The Best Western, at exit 77B on Interstate 95, was one of a few motels between Baltimore and Philadelphia. It catered to people traveling all along the East Coast, and Lytle-Hess enjoyed speaking with customers from a variety of places.

"You would get to meet people from all over the world," she said.

She worked at the Best Western for three summers while she attended Shippensburg University in Shippensburg, Pa., where she was a marketing major.

Lytle-Hess thought she would follow a career in marketing when she graduated in 1983. But when she could't find a job in that field, she returned to Edgewood and the Best Western.

"I just came back down here and worked at the front desk," she said. She also worked as a bartender and waitress, among other tasks.

In 1984, W. Dale Hess, founder of Hess Hotels and Hess Enterprises Inc., decided to develop the land across from the Best Western into a Comfort Inn, and he asked Lytle-Hess to head the project and later manage the hotel.

Learning experience

"I learned more than I thought possible. You can't buy that type of education," Lytle-Hess said of the process of building and opening a hotel.

During construction of the Comfort Inn, Lytle-Hess met Buzzy Hess, the son of W. Dale Hess and the construction manager for the hotel, with whom she argued frequently, not knowing that she would marry him two years later.

"We did not see eye-to-eye on anything. He was a builder, and I was a hotelier," she said.

Before the opening of the Comfort Inn, Lytle-Hess studied the Best Western and asked Stipe many questions, but nothing could prepare her for the opening night when all the toilets in the 104 rooms at the new hotel became clogged. She calls the it "the roughest day of my life."

Three more hotels, the Sleep Inns in Edgewood and Emmitsburg and a Comfort Inn in Perryville, have opened since the Edgewood Comfort Inn's first-night fiasco, and Lytle-Hess has overseen all of them. She became president of the company in 1992 when Stipe retired.

"With each new hotel, I fix the previous mistakes," she said as a self-affirmed "control freak."

Lytle-Hess has taken an increased role within the Maryland hotelier community since she became president of Hess-Hotels.

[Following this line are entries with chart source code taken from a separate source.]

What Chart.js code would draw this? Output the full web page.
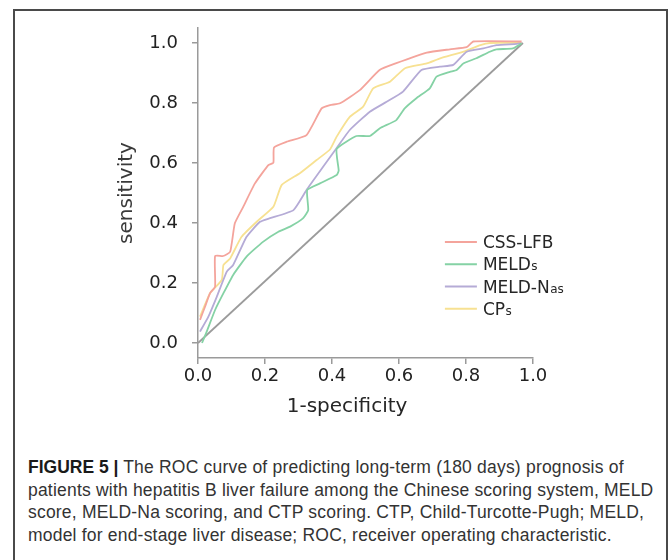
<!DOCTYPE html>
<html>
<head>
<meta charset="utf-8">
<script src="https://cdn.jsdelivr.net/npm/chart.js@4.4.1/dist/chart.umd.min.js"></script>
<style>
    html, body { margin: 0; padding: 0; background: #fff; }
    body { width: 670px; height: 560px; position: relative; overflow: hidden; }
    .frame {
        position: absolute; left: 13px; top: 9px; width: 655px; height: 600px;
        box-sizing: border-box; border: 2px solid #4a4a4a;
    }
    .chart-box { position: absolute; left: 0; top: 0; width: 670px; height: 430px; }
    .caption {
        position: absolute; left: 28px; top: 456px;
        font-family: "Liberation Sans", Arial, sans-serif; font-size: 17.5px;
        letter-spacing: 0.2px; line-height: 22.7px; color: #333; white-space: nowrap;
    }
    .caption b { font-weight: 700; color: #1a1a1a; letter-spacing: 0; }
</style>
</head>
<body>
<div class="frame"></div>
<div class="chart-box"><canvas id="rocChart" width="670" height="430"></canvas></div>
<div class="caption"><b>FIGURE 5 |</b> The ROC curve of predicting long-term (180 days) prognosis of<br>patients with hepatitis B liver failure among the Chinese scoring system, MELD<br>score, MELD-Na scoring, and CTP scoring. CTP, Child-Turcotte-Pugh; MELD,<br>model for end-stage liver disease; ROC, receiver operating characteristic.</div>
<script>
// series
const seriesNames = ['CSS-LFB', 'MELDs', 'MELD-Nas', 'CPs'];
const seriesColors = ['#f4a49c', '#85d2a5', '#b5abd6', '#f7e192'];

const cssLfbX = [0.006, 0.021, 0.036, 0.051, 0.051, 0.075, 0.096, 0.110, 0.135, 0.170, 0.210, 0.225, 0.227, 0.265, 0.324, 0.369, 0.394, 0.424, 0.483, 0.542, 0.590, 0.683, 0.752, 0.802, 0.822, 0.966];
const cssLfbY = [0.077, 0.121, 0.166, 0.188, 0.290, 0.290, 0.304, 0.399, 0.454, 0.532, 0.593, 0.601, 0.652, 0.671, 0.693, 0.782, 0.793, 0.799, 0.843, 0.910, 0.932, 0.968, 0.979, 0.986, 1.005, 1.005];

const meldX = [0.012, 0.026, 0.051, 0.076, 0.105, 0.145, 0.195, 0.240, 0.275, 0.314, 0.329, 0.326, 0.364, 0.414, 0.420, 0.414, 0.473, 0.513, 0.543, 0.592, 0.617, 0.652, 0.692, 0.712, 0.752, 0.772, 0.792, 0.831, 0.871, 0.891, 0.940, 0.966];
const meldY = [0.000, 0.038, 0.110, 0.166, 0.227, 0.288, 0.338, 0.371, 0.388, 0.416, 0.443, 0.510, 0.532, 0.560, 0.575, 0.647, 0.690, 0.690, 0.716, 0.743, 0.782, 0.816, 0.849, 0.888, 0.904, 0.910, 0.932, 0.949, 0.971, 0.979, 0.982, 0.999];

const meldNaX = [0.006, 0.031, 0.056, 0.086, 0.105, 0.145, 0.185, 0.215, 0.285, 0.324, 0.374, 0.414, 0.453, 0.513, 0.563, 0.612, 0.667, 0.722, 0.762, 0.802, 0.852, 0.891, 0.951, 0.966];
const meldNaY = [0.038, 0.088, 0.154, 0.238, 0.260, 0.354, 0.404, 0.416, 0.443, 0.510, 0.588, 0.650, 0.710, 0.771, 0.804, 0.838, 0.910, 0.921, 0.927, 0.971, 0.982, 0.993, 0.997, 1.000];

const cpX = [0.006, 0.036, 0.071, 0.076, 0.096, 0.130, 0.175, 0.225, 0.250, 0.304, 0.354, 0.394, 0.414, 0.453, 0.493, 0.523, 0.573, 0.618, 0.683, 0.723, 0.793, 0.843, 0.872, 0.966];
const cpY = [0.088, 0.166, 0.210, 0.260, 0.282, 0.354, 0.404, 0.454, 0.527, 0.566, 0.610, 0.645, 0.688, 0.754, 0.788, 0.849, 0.871, 0.916, 0.932, 0.949, 0.971, 0.993, 1.000, 1.000];

const refLineX = [0, 0.97];
const refLineY = [0, 1.0];

const xTicks = [0, 0.2, 0.4, 0.6, 0.8, 1.0];
const yTicks = [0, 0.2, 0.4, 0.6, 0.8, 1.0];
const xTitle = '1-specificity';
const yTitle = 'sensitivity';

const toPoints = (xs, ys) => xs.map((x, i) => ({ x: x, y: ys[i] }));
const seriesPoints = [
    toPoints(cssLfbX, cssLfbY),
    toPoints(meldX, meldY),
    toPoints(meldNaX, meldNaY),
    toPoints(cpX, cpY)
];

const tickFont = { family: '"DejaVu Sans"', size: 18 };

// legend inside the plot, with the lowercase tail set smaller
const rocLegend = {
    id: 'rocLegend',
    afterDatasetsDraw(chart) {
        const { ctx, scales: { x, y } } = chart;
        const left = x.getPixelForValue(0.737);
        const lineEnd = left + 32;
        let rowY = y.getPixelForValue(0.337);
        ctx.save();
        seriesNames.forEach((name, i) => {
            ctx.strokeStyle = seriesColors[i];
            ctx.lineWidth = 2;
            ctx.beginPath();
            ctx.moveTo(left, rowY);
            ctx.lineTo(lineEnd, rowY);
            ctx.stroke();

            const parts = name.match(/^(.*?)([a-z]*)$/);
            ctx.fillStyle = '#262626';
            ctx.textAlign = 'left';
            ctx.textBaseline = 'alphabetic';
            ctx.font = '17px "DejaVu Sans"';
            ctx.fillText(parts[1], lineEnd + 6, rowY + 6);
            if (parts[2]) {
                const w = ctx.measureText(parts[1]).width;
                ctx.font = '12px "DejaVu Sans"';
                ctx.fillText(parts[2], lineEnd + 6.5 + w, rowY + 6);
            }
            rowY += 22.3;
        });

        // x axis title sits a little left of centre in the original
        ctx.font = '20px "DejaVu Sans"';
        ctx.fillStyle = '#262626';
        ctx.textAlign = 'center';
        ctx.textBaseline = 'middle';
        ctx.fillText(xTitle, x.getPixelForValue(0.445), chart.chartArea.bottom + 49);
        ctx.restore();
    }
};

const datasets = seriesPoints.map((pts, i) => ({
    label: seriesNames[i],
    data: pts,
    borderColor: seriesColors[i],
    borderWidth: 1.8,
    tension: 0.15,
    pointRadius: 0,
    fill: false,
    order: 1
}));
datasets.push({
    label: 'reference',
    data: toPoints(refLineX, refLineY),
    borderColor: '#9b9b9b',
    borderWidth: 1.8,
    pointRadius: 0,
    fill: false,
    order: 5
});

new Chart(document.getElementById('rocChart'), {
    type: 'line',
    data: { datasets: datasets },
    options: {
        responsive: false,
        animation: false,
        layout: { padding: { top: 28, right: 137, left: 0, bottom: 0 } },
        plugins: { legend: { display: false }, tooltip: { enabled: false } },
        scales: {
            x: {
                type: 'linear',
                min: 0,
                max: 1,
                afterBuildTicks: axis => { axis.ticks = xTicks.map(v => ({ value: v })); },
                afterFit: axis => { axis.height = 72; },
                border: { display: true, color: '#9a9a9a', width: 1.5 },
                grid: { drawOnChartArea: false, drawTicks: true, tickLength: 6, color: '#9a9a9a', lineWidth: 1.5 },
                ticks: {
                    font: tickFont, color: '#222', padding: 2, maxRotation: 0,
                    callback: v => v.toFixed(1)
                }
            },
            y: {
                type: 'linear',
                min: -0.05,
                max: 1.05,
                afterBuildTicks: axis => { axis.ticks = yTicks.map(v => ({ value: v })); },
                afterFit: axis => { axis.width = 198; },
                border: { display: true, color: '#9a9a9a', width: 1.5 },
                grid: { drawOnChartArea: false, drawTicks: true, tickLength: 6, color: '#9a9a9a', lineWidth: 1.5 },
                ticks: {
                    font: tickFont, color: '#222', padding: 14,
                    callback: v => v.toFixed(1)
                },
                title: {
                    display: true,
                    text: yTitle,
                    font: { family: '"DejaVu Sans"', size: 20 },
                    color: '#3a3a3a',
                    padding: { top: 115, bottom: 0 }
                }
            }
        }
    },
    plugins: [rocLegend]
});
</script>
</body>
</html>
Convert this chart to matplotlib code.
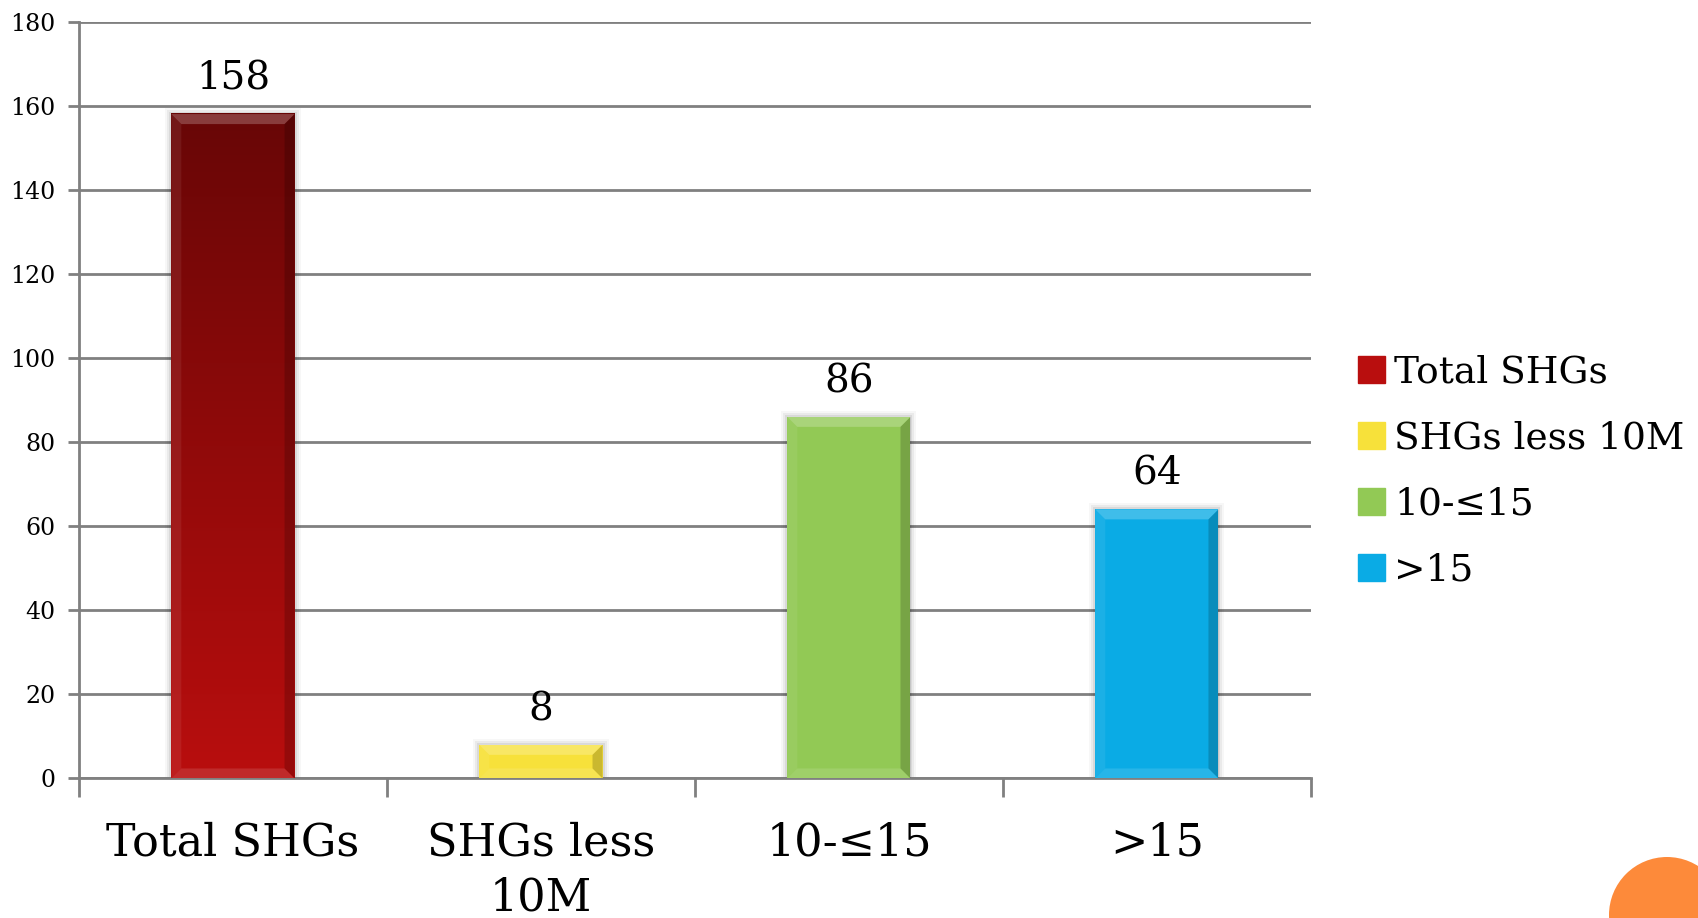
import matplotlib.pyplot as plt
import numpy as np
from matplotlib.colors import LinearSegmentedColormap
from matplotlib.patches import Polygon, Ellipse

# Number of self help groups by size class
categories = ["Total SHGs", "SHGs less\n10M", "10-\u226415", ">15"]
legend_names = ["Total SHGs", "SHGs less 10M", "10-\u226415", ">15"]
values = [158, 8, 86, 64]
colors = ["#a80c0c", "#f7e13a", "#92c955", "#0aabe5"]
red_top, red_bottom = "#680606", "#b90e0e"

plt.rcParams["font.family"] = ["DejaVu Serif"]

fig = plt.figure(figsize=(16.98, 9.18), dpi=100)
ax = fig.add_axes([0.0465, 0.152, 0.7255, 0.8245])
W, H = 1698, 918

x = np.arange(len(values))
bars = ax.bar(x, values, width=0.4, color=colors, zorder=3)
ax.set_xlim(-0.5, len(values) - 0.5)
ax.set_ylim(0, 180)

# size of one pixel in data units, for the bevel edges
dx = len(values) / (0.7255 * W)
dy = 180 / (0.8245 * H)

for i, b in enumerate(bars):
    x0, y0 = b.get_x(), b.get_y()
    w, h = b.get_width(), b.get_height()
    x1, y1 = x0 + w, y0 + h
    # soft shadow
    for k, a in ((6, 0.03), (4, 0.05), (2, 0.07)):
        ax.add_patch(plt.Rectangle((x0 - k * dx, y0 - k * dy), w + 2 * k * dx, h + 2 * k * dy,
                                   color="black", alpha=a, lw=0, zorder=2))
    if i == 0:
        cmap = LinearSegmentedColormap.from_list("redgrad", [red_bottom, red_top])
        grad = np.linspace(0, 1, 256).reshape(-1, 1)
        ax.imshow(grad, extent=(x0, x1, y0, y1), origin="lower", cmap=cmap,
                  aspect="auto", zorder=3.5, interpolation="bilinear")
    bx, by = 10 * dx, min(10 * dy, h / 2)
    # bevel overlays
    ax.add_patch(Polygon([(x0, y1), (x1, y1), (x1 - bx, y1 - by), (x0 + bx, y1 - by)],
                         color="white", alpha=0.22, lw=0, zorder=4))
    ax.add_patch(Polygon([(x0, y0), (x0, y1), (x0 + bx, y1 - by), (x0 + bx, y0 + by)],
                         color="white", alpha=0.07, lw=0, zorder=4))
    ax.add_patch(Polygon([(x1, y0), (x1, y1), (x1 - bx, y1 - by), (x1 - bx, y0 + by)],
                         color="black", alpha=0.18, lw=0, zorder=4))
    ax.add_patch(Polygon([(x0, y0), (x1, y0), (x1 - bx, y0 + by), (x0 + bx, y0 + by)],
                         color="white", alpha=0.12, lw=0, zorder=4))
    ax.annotate(str(values[i]), (x[i], values[i]), xytext=(0, 12), textcoords="offset points",
                ha="center", va="bottom", fontsize=28, zorder=5)

# grid and axes
ax.set_yticks(np.arange(0, 181, 20))
ax.yaxis.grid(True, color="#808080", lw=2)
ax.set_axisbelow(True)
for s in ("top", "right"):
    ax.spines[s].set_visible(False)
for s in ("left", "bottom"):
    ax.spines[s].set_color("#808080")
    ax.spines[s].set_linewidth(2)
ax.tick_params(axis="y", length=8, width=2, color="#808080", labelsize=17, pad=9)
ax.set_xticks(x)
ax.set_xticklabels(categories, fontsize=32, linespacing=1.33)
ax.tick_params(axis="x", length=0, pad=31)
ax.set_xticks(np.arange(-0.5, len(values), 1), minor=True)
ax.tick_params(axis="x", which="minor", length=14, width=2, color="#808080")

# legend with square swatches
handles = [plt.Rectangle((0, 0), 1, 1, color=c) for c in [red_bottom] + colors[1:]]
ax.legend(handles, legend_names, loc="center left", bbox_to_anchor=(1.026, 0.405),
          frameon=False, fontsize=27, handlelength=0.72, handleheight=0.72,
          handletextpad=0.25, labelspacing=0.8, borderaxespad=0)

# decorative circle in the lower right corner
fig.add_artist(Ellipse((1667 / W, 1 - 915 / H), 116 / W, 116 / H,
                       transform=fig.transFigure, color="#fd8a3a", lw=0))

fig.savefig("out.png", dpi=100)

She said that she often attended hotel conventions to learn from her peers. Now in her second year as chairwoman of the Maryland Hotel and Lodging Association, she is the veteran whose opinion is asked.

She spent six years as the treasurer of the association and has sat on the Harford County Tourism Council.

Professional praise

Mary Jo McCulloch, president of the Maryland Hotel and Lodging Association, has known Lytle-Hess for more than six years.

"She has been just wonderful to work with," McCullough said of Lytle-Hess. "She has a strong background in the lodging industry. People she works around believe her and trust her."

Lytle-Hess has been active in legislative issues surrounding the hospitality industry, especially concerning the hotel tax, but McCulloch praises her empathy above all else.

"Pam is somewhat of an anomaly in that most of her experience is learned on the job," McCulloch said. "She's compassionate; she's willing to listen to employees. She's done everything that she asks them to do."